Why We Need Good Libraries

For the past two years I have been researching the impact of climate change on food and agriculture. The other day I searched the University of Regina Library for five serious books that I wanted to read. They had none of them. I checked out Amazon, and of course they had them, but the cost of the books ranged between $100 and $200. It is not at all unusual to find that the science books cost even more – up to $400 to $500. That’s why we need good libraries.

However, the trend across Canada is for libraries to buy fewer and fewer books. Some seem to have virtually stopped five or ten years ago. Libraries are also getting rid of books, or putting them in warehouses where access if very difficult. I noticed last year in Peterborough that I was almost the only person in the stacks at Trent University looking for books. Everyone else was on the Internet, which apparently has all the info that anyone needs to have.

Then of course there is the Stephen Harper government which is shutting down and destroying science libraries and research programs. Book burners.

The Library of Congress
Main Reading Room, Jefferson Building.

Here is a real library, from Margaret Truman:

“The Library of Congress ... houses more than 115 million ‘items’ on 532 miles of bookshelves in three large buildings: more than 17 million books. ... There are 2 million recordings, 12 million photographs, 4 million maps and 47 million manuscripts. ..The LC has holdings in 460 languages. It has four thousand employees, some of whom serve overseas in offices in Rio de Janeiro, Cairo, New Delhi, Islamabad, Jakarta and Nairobi, in acquisition offices in Moscow and Tokyo.” (Yes, I am re-reading her Murder at the Library of Congress.)

The LC has a huge staff of professionals and scholars whose job it is to search anywhere in the world for good collections and try to acquire them.

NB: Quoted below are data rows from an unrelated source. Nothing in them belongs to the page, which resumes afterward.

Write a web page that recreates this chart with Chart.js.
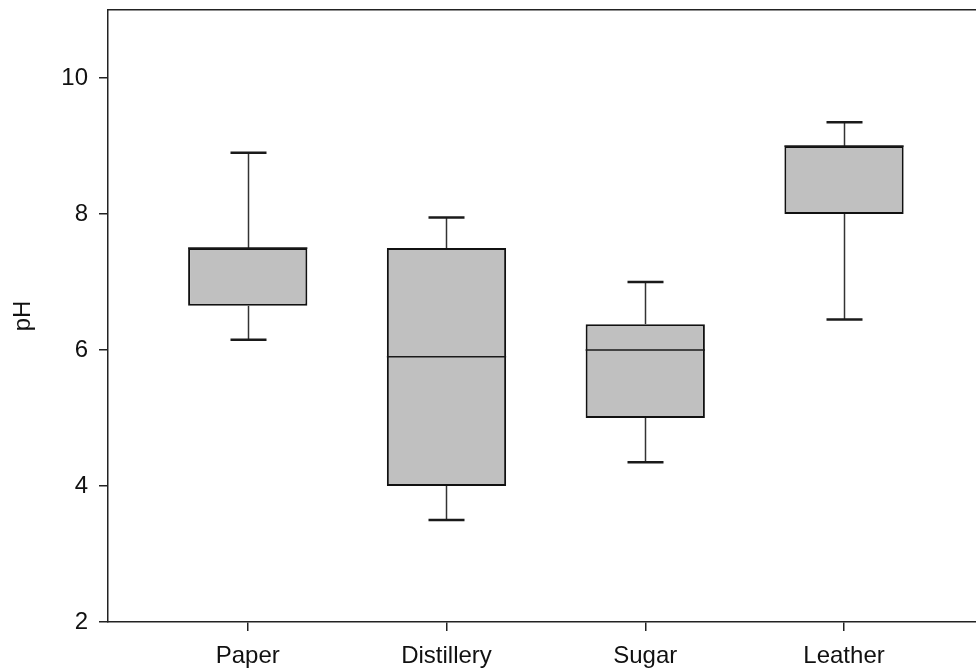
<!DOCTYPE html>
<html>
<head>
<meta charset="utf-8">
<script src="https://cdn.jsdelivr.net/npm/chart.js@4"></script>
<style>
  html, body { margin: 0; padding: 0; background: #ffffff; }
  #wrap { width: 976px; height: 672px; position: relative; overflow: hidden; }
</style>
</head>
<body>
<div id="wrap"><canvas id="c" width="976" height="672"></canvas></div>
<script>
// ---- data ----
const categories   = ['Paper', 'Distillery', 'Sugar', 'Leather'];
const lowerWhisker = [6.15, 3.50, 4.35, 6.45];
const q1           = [6.65, 4.00, 5.00, 8.00];
const median       = [7.50, 5.90, 6.00, 9.00];
const q3           = [7.50, 7.50, 6.38, 9.00];
const upperWhisker = [8.90, 7.95, 7.00, 9.35];
const yTickValues  = [2, 4, 6, 8, 10];
const yTitle = 'pH';

// ---- styling ----
const FONT = "'Liberation Sans', Arial, sans-serif";
const INK = '#222222';

const boxData = categories.map((c, i) => ({ x: i + 1, y: [q1[i], q3[i]] }));

const whiskerPlugin = {
  id: 'whiskers',
  afterDatasetsDraw(chart) {
    const { ctx } = chart;
    const xs = chart.scales.x, ys = chart.scales.y;
    const meta = chart.getDatasetMeta(0);
    const capHalf = 18;
    const line = (x1, y1, x2, y2) => { ctx.beginPath(); ctx.moveTo(x1, y1); ctx.lineTo(x2, y2); ctx.stroke(); };
    ctx.save();
    ctx.lineCap = 'butt';
    categories.forEach((c, i) => {
      const px = Math.round(xs.getPixelForValue(i + 1)) + 0.5;
      const yLo = ys.getPixelForValue(lowerWhisker[i]);
      const yQ1 = ys.getPixelForValue(q1[i]);
      const yMed = ys.getPixelForValue(median[i]);
      const yQ3 = ys.getPixelForValue(q3[i]);
      const yUp = ys.getPixelForValue(upperWhisker[i]);
      ctx.strokeStyle = '#333333';
      ctx.lineWidth = 1.5;
      line(px, yQ3, px, yUp);
      line(px, yQ1, px, yLo);
      ctx.strokeStyle = '#1a1a1a';
      ctx.lineWidth = 2.5;
      line(px - capHalf, yUp, px + capHalf, yUp);
      line(px - capHalf, yLo, px + capHalf, yLo);
      const bar = meta.data[i];
      ctx.lineWidth = 1.5;
      ctx.strokeStyle = '#1a1a1a';
      line(bar.x - bar.width / 2, yMed, bar.x + bar.width / 2, yMed);
    });
    ctx.restore();
  }
};

function fixSize(prop, val) {
  return function (scale) {
    scale[prop] = val;
    scale.paddingLeft = 0; scale.paddingRight = 0;
    scale.paddingTop = 0; scale.paddingBottom = 0;
  };
}

new Chart(document.getElementById('c'), {
  type: 'bar',
  data: {
    datasets: [{
      data: boxData,
      xAxisID: 'x',
      yAxisID: 'y',
      backgroundColor: '#c0c0c0',
      borderColor: '#111111',
      borderWidth: 2,
      borderSkipped: false,
      categoryPercentage: 1.0,
      barPercentage: 0.6
    }]
  },
  options: {
    responsive: false,
    animation: false,
    devicePixelRatio: 1,
    layout: { padding: 0 },
    plugins: { legend: { display: false }, tooltip: { enabled: false } },
    scales: {
      x: {
        type: 'linear',
        position: 'bottom',
        min: 0.297,
        max: 4.664,
        offset: false,
        afterBuildTicks: (s) => { s.ticks = categories.map((c, i) => ({ value: i + 1 })); },
        afterFit: fixSize('height', 50),
        grid: { display: true, drawOnChartArea: false, drawTicks: true, tickLength: 9, color: INK, lineWidth: 1.5, offset: false },
        border: { display: true, color: INK, width: 1.5 },
        ticks: {
          padding: 11,
          color: '#111111',
          font: { family: FONT, size: 24 },
          maxRotation: 0,
          autoSkip: false,
          callback: (v) => categories[Math.round(v) - 1] || ''
        }
      },
      xTop: {
        type: 'linear',
        axis: 'x',
        position: 'top',
        min: 0, max: 1,
        afterFit: fixSize('height', 10),
        grid: { display: false },
        ticks: { display: false },
        border: { display: true, color: INK, width: 1.5 }
      },
      y: {
        type: 'linear',
        position: 'left',
        min: 2,
        max: 11,
        afterBuildTicks: (s) => { s.ticks = yTickValues.map(v => ({ value: v })); },
        afterFit: fixSize('width', 108),
        grid: { display: true, drawOnChartArea: false, drawTicks: true, tickLength: 9, color: INK, lineWidth: 1.5 },
        border: { display: true, color: INK, width: 1.5 },
        ticks: {
          padding: 11,
          color: '#111111',
          font: { family: FONT, size: 24 },
          callback: (v) => String(v)
        },
        title: {
          display: true,
          text: yTitle,
          color: '#111111',
          font: { family: FONT, size: 24 },
          padding: { top: 9, bottom: 0 }
        }
      }
    }
  },
  plugins: [whiskerPlugin]
});
</script>
</body>
</html>
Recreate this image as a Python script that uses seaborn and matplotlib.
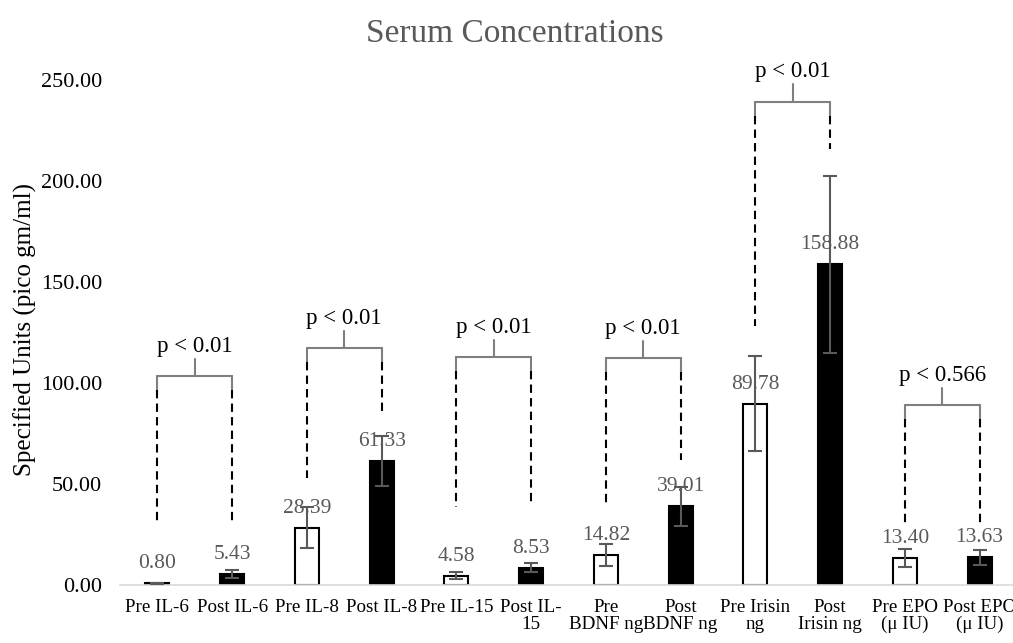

Even purchase them. But then, the USA is the centre of the unipolar world.

I am pleased to report that when I was a graduate student in Washington, D.C. I worked full time in the LC, 1957-61. I started working in the stacks, then moved up to the Reference Department in the Main Reading Room of the Jefferson Building, the only one at the time. From there I advanced to the Manuscripts Division, where I worked in the Presidential Papers section. It was charged with cataloging all the Presidents’ papers which were part of the LC collection. I worked as an Archivist-Historian on the papers of Grover Cleveland, Calvin Coolidge and Abraham Lincoln. Not a bad job, eh? Left it to join the U.S. Foreign Service and work at the Department of State.